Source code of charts
%%
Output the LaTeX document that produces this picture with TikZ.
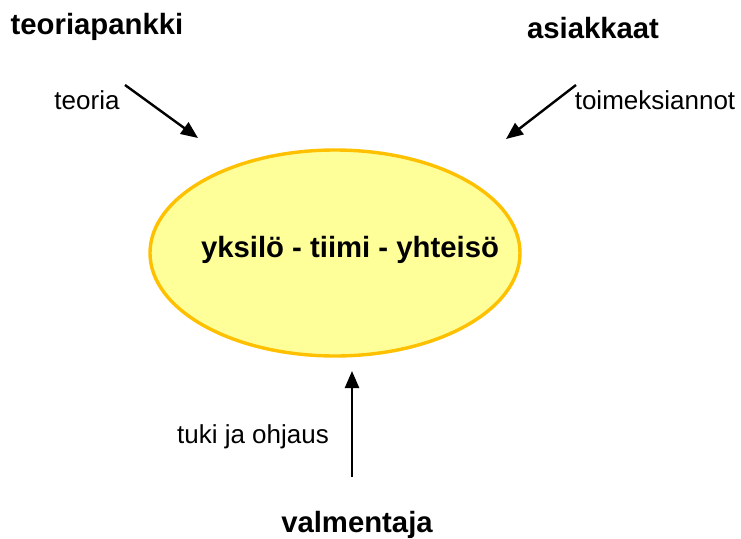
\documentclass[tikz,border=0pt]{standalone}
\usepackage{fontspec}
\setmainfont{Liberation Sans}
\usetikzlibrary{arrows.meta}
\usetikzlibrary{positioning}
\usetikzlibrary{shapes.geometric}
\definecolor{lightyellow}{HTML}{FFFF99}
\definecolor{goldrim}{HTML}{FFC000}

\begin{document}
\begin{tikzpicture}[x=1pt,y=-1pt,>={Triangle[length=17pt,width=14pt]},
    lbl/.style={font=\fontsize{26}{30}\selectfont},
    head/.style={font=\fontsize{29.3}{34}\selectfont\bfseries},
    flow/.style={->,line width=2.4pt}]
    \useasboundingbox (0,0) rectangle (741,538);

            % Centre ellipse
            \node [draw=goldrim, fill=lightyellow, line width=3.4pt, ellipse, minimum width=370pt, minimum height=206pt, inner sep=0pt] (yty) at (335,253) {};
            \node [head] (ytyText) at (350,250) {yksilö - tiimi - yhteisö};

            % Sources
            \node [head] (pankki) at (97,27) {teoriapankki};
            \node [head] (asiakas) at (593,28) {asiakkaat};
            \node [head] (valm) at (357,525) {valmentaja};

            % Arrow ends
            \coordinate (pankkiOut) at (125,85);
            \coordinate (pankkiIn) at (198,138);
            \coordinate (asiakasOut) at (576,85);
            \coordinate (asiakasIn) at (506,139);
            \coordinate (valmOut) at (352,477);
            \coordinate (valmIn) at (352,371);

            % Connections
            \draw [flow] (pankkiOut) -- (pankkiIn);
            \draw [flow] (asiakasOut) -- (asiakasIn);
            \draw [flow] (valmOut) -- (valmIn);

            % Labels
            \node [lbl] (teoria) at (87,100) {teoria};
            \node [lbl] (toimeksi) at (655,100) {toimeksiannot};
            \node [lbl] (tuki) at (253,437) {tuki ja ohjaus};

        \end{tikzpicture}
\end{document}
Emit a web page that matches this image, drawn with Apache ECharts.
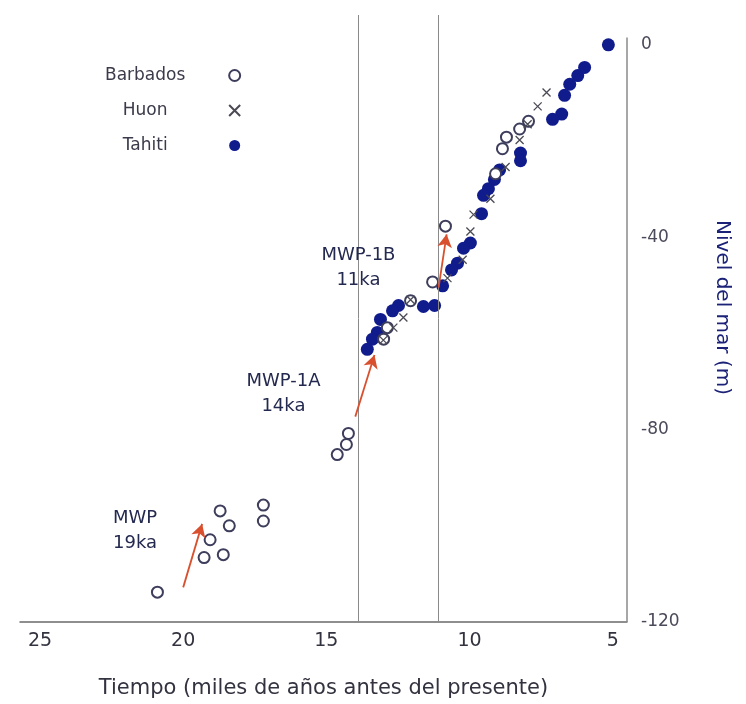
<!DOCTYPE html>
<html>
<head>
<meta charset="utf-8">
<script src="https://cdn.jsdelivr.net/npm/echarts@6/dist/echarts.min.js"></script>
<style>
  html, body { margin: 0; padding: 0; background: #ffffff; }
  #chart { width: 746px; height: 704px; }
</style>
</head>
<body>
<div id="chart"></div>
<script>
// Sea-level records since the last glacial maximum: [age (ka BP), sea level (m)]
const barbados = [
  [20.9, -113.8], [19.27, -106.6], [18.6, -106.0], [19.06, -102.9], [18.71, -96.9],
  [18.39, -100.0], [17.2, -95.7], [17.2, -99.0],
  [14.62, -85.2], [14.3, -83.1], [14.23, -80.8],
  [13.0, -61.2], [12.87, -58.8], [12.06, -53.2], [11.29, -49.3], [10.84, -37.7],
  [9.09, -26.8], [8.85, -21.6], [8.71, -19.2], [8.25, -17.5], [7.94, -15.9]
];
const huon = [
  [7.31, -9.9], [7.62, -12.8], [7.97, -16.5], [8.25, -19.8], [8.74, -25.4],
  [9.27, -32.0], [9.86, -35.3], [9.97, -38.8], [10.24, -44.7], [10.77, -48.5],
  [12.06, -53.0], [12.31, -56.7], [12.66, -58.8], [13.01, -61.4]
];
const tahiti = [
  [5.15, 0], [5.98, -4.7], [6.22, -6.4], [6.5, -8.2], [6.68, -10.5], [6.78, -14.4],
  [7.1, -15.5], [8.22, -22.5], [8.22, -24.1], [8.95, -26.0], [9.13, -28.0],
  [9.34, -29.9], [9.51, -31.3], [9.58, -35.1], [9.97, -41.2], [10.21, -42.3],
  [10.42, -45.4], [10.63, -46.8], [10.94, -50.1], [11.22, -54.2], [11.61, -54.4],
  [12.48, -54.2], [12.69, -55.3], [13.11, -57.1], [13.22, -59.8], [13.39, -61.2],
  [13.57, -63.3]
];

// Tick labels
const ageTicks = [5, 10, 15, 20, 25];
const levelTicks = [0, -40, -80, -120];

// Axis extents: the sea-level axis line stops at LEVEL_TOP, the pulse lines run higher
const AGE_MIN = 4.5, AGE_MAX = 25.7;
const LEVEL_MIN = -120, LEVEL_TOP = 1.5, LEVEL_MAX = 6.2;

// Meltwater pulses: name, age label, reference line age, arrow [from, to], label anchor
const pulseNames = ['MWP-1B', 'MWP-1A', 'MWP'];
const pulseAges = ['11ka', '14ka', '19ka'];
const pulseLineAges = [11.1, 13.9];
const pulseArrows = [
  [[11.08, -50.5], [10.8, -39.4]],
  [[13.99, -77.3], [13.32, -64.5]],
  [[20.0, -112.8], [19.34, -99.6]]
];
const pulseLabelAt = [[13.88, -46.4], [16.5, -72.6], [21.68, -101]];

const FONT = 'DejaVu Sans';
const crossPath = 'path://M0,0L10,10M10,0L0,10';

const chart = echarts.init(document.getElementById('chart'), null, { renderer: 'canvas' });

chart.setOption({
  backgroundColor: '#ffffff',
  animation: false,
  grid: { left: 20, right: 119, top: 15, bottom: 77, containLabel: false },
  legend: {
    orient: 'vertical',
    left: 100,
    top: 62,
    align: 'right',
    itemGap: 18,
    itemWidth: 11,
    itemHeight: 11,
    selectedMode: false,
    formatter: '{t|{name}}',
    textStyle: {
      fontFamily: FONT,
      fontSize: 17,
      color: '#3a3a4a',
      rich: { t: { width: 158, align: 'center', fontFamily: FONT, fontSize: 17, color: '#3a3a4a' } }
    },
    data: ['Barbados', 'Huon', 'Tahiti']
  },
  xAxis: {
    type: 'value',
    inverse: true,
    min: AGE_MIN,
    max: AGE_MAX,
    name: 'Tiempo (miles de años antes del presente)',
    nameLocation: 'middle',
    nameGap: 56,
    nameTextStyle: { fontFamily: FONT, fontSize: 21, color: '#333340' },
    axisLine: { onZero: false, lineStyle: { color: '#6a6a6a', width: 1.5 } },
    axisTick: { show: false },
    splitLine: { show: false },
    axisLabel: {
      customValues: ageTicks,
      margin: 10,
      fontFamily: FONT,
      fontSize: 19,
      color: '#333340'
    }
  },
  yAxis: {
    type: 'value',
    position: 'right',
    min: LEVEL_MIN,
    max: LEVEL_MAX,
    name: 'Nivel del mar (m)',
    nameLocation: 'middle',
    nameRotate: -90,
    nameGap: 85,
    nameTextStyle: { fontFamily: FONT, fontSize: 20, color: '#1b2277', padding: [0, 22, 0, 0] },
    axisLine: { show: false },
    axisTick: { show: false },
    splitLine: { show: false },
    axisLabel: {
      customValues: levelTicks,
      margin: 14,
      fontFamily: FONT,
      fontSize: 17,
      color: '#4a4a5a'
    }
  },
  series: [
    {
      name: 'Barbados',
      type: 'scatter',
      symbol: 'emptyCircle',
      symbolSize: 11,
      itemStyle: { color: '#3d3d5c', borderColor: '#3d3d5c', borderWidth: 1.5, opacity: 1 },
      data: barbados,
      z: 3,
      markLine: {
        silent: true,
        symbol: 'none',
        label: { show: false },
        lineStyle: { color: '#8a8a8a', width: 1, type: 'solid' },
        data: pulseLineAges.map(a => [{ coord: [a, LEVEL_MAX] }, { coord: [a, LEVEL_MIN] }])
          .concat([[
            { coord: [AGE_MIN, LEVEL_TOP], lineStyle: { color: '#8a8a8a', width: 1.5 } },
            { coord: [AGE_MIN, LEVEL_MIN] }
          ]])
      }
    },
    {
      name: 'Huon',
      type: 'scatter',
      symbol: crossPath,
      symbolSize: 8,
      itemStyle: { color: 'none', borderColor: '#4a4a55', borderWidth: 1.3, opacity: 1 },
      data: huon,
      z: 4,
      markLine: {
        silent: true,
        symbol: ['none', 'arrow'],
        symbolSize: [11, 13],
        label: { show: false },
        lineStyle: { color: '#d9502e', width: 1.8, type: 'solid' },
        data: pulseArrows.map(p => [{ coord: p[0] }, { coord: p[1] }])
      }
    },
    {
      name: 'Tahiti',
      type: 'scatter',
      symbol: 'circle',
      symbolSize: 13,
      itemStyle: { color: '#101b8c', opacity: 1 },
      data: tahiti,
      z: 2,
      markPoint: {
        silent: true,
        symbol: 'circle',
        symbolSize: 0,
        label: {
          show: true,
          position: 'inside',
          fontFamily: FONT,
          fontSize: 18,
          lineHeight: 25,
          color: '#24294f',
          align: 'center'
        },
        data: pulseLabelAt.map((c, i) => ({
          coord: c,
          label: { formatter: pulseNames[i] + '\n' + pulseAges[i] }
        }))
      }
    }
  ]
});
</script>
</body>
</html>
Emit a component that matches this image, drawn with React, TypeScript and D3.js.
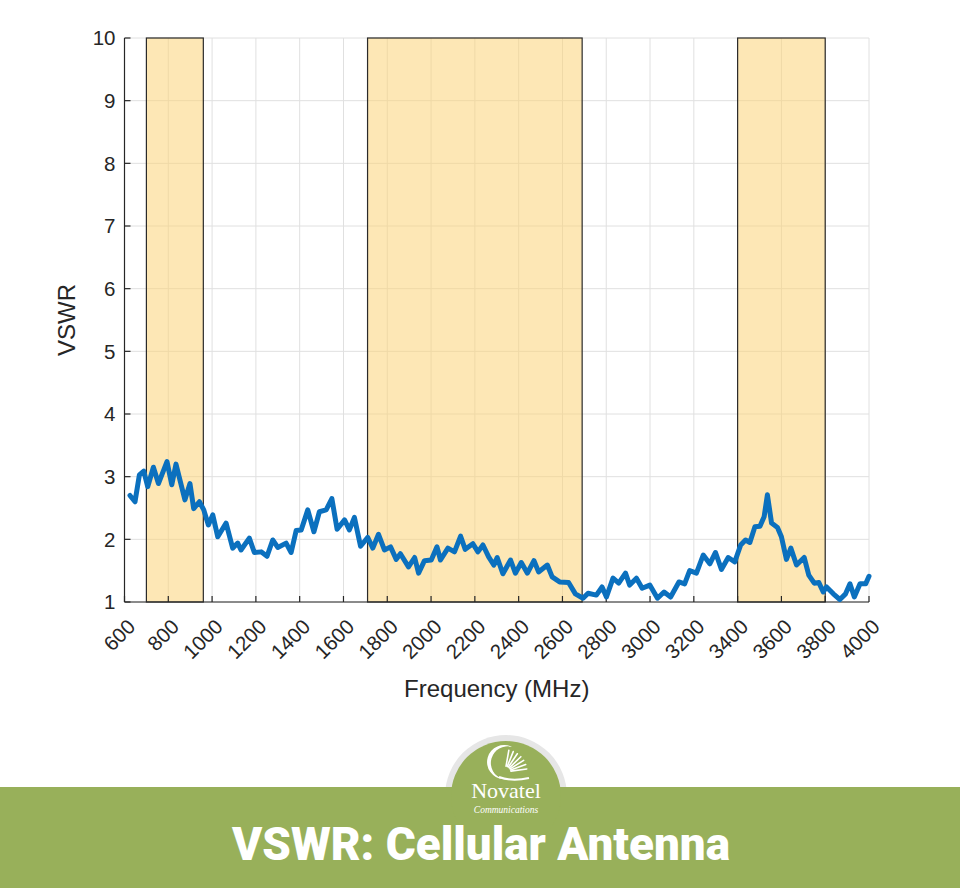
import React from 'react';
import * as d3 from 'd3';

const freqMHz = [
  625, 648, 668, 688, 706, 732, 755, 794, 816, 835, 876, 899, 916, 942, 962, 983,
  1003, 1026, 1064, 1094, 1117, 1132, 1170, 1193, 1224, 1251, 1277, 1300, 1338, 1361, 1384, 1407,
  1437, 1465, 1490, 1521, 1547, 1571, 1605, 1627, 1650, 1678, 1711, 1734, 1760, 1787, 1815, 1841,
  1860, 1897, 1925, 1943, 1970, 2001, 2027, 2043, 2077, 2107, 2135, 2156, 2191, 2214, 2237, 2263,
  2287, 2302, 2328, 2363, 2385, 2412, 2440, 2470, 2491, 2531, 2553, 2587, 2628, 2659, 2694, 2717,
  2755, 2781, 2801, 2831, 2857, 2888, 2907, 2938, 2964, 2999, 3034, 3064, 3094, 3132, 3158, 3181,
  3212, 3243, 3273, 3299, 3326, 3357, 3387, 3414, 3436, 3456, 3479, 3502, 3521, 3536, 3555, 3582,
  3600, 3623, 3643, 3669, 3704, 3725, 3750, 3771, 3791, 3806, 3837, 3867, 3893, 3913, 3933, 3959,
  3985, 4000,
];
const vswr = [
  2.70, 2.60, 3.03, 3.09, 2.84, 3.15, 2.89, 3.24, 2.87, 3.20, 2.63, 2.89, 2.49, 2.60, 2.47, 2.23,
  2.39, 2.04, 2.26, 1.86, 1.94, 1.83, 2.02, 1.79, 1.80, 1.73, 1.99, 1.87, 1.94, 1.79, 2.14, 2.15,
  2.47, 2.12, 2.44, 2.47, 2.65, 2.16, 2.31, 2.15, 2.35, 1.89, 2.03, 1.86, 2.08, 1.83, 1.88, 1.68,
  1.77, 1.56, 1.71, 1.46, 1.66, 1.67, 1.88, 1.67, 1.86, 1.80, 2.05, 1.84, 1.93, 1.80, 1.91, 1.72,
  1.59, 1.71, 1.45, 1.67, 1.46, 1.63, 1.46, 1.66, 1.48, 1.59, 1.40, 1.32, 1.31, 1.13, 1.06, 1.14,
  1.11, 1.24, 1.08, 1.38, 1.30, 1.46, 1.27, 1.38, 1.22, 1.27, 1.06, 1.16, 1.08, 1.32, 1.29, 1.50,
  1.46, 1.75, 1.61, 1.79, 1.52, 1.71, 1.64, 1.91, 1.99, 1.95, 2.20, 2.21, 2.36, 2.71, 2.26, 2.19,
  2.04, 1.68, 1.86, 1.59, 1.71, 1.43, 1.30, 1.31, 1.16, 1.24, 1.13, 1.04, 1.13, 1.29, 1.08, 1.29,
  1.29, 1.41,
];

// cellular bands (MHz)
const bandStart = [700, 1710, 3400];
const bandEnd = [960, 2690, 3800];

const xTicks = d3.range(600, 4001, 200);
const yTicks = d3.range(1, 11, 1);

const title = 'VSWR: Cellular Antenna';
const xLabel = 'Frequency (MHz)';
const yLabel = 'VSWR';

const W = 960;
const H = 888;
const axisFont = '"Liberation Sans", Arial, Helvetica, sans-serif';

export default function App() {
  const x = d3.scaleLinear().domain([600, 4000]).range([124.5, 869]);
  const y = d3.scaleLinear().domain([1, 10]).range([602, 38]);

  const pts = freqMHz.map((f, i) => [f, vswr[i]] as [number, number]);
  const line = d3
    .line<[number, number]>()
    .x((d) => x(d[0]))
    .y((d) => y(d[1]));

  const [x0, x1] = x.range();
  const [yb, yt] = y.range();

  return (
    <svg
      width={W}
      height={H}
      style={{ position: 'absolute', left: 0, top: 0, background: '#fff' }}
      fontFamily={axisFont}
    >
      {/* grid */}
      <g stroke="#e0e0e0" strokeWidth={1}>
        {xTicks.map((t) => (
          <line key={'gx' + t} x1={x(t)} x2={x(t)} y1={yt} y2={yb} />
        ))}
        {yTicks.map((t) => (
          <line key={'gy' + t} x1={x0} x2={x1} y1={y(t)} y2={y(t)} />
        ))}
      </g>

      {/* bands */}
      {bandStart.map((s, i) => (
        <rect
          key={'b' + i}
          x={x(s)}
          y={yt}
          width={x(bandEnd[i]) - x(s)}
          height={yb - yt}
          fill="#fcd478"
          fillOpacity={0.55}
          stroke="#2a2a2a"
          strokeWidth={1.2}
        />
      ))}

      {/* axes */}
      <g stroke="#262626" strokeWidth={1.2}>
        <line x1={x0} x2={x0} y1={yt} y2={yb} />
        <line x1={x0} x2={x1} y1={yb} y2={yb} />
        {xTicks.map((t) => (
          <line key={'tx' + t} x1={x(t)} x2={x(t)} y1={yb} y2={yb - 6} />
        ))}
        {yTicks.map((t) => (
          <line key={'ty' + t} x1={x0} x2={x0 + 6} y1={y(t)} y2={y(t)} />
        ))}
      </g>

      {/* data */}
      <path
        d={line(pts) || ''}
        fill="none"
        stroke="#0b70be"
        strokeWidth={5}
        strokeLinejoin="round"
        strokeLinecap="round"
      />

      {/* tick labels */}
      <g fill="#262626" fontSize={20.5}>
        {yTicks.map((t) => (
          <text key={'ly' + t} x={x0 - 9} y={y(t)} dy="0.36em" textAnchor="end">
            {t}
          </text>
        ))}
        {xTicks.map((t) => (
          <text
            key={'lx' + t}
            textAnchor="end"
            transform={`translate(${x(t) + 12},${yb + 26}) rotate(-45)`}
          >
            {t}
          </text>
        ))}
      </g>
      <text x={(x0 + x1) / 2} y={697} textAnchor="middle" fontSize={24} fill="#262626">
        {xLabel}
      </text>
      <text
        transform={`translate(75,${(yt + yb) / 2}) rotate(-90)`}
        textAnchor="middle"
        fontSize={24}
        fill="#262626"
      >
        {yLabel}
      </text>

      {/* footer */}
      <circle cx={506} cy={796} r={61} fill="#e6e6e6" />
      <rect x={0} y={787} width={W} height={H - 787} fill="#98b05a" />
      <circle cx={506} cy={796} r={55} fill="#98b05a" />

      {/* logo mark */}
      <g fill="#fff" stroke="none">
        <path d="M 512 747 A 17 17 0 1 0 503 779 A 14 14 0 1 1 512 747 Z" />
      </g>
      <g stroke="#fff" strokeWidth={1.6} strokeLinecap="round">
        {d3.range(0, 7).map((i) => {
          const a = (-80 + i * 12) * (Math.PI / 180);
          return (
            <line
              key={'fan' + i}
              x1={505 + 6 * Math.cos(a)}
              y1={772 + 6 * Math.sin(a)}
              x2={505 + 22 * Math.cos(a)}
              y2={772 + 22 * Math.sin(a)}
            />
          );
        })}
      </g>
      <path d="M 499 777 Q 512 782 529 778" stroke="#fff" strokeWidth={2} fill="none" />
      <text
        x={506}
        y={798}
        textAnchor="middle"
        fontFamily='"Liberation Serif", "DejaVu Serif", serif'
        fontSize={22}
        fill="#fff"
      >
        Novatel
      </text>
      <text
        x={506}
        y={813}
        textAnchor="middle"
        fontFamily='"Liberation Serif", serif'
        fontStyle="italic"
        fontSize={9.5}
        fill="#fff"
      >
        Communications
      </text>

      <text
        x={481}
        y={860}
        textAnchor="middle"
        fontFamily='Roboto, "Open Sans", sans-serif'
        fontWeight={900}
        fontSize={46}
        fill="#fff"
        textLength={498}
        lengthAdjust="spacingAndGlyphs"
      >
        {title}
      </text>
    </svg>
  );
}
%%
§ **Given problem**: Do not copy any pictures. Retype exactly the stretch from the line with "Emit a component" through the line with "import * as d3 from 'd3';".

§ **Exercise response**:
Emit a component that matches this image, drawn with React, TypeScript and D3.js.
import React from 'react';
import * as d3 from 'd3';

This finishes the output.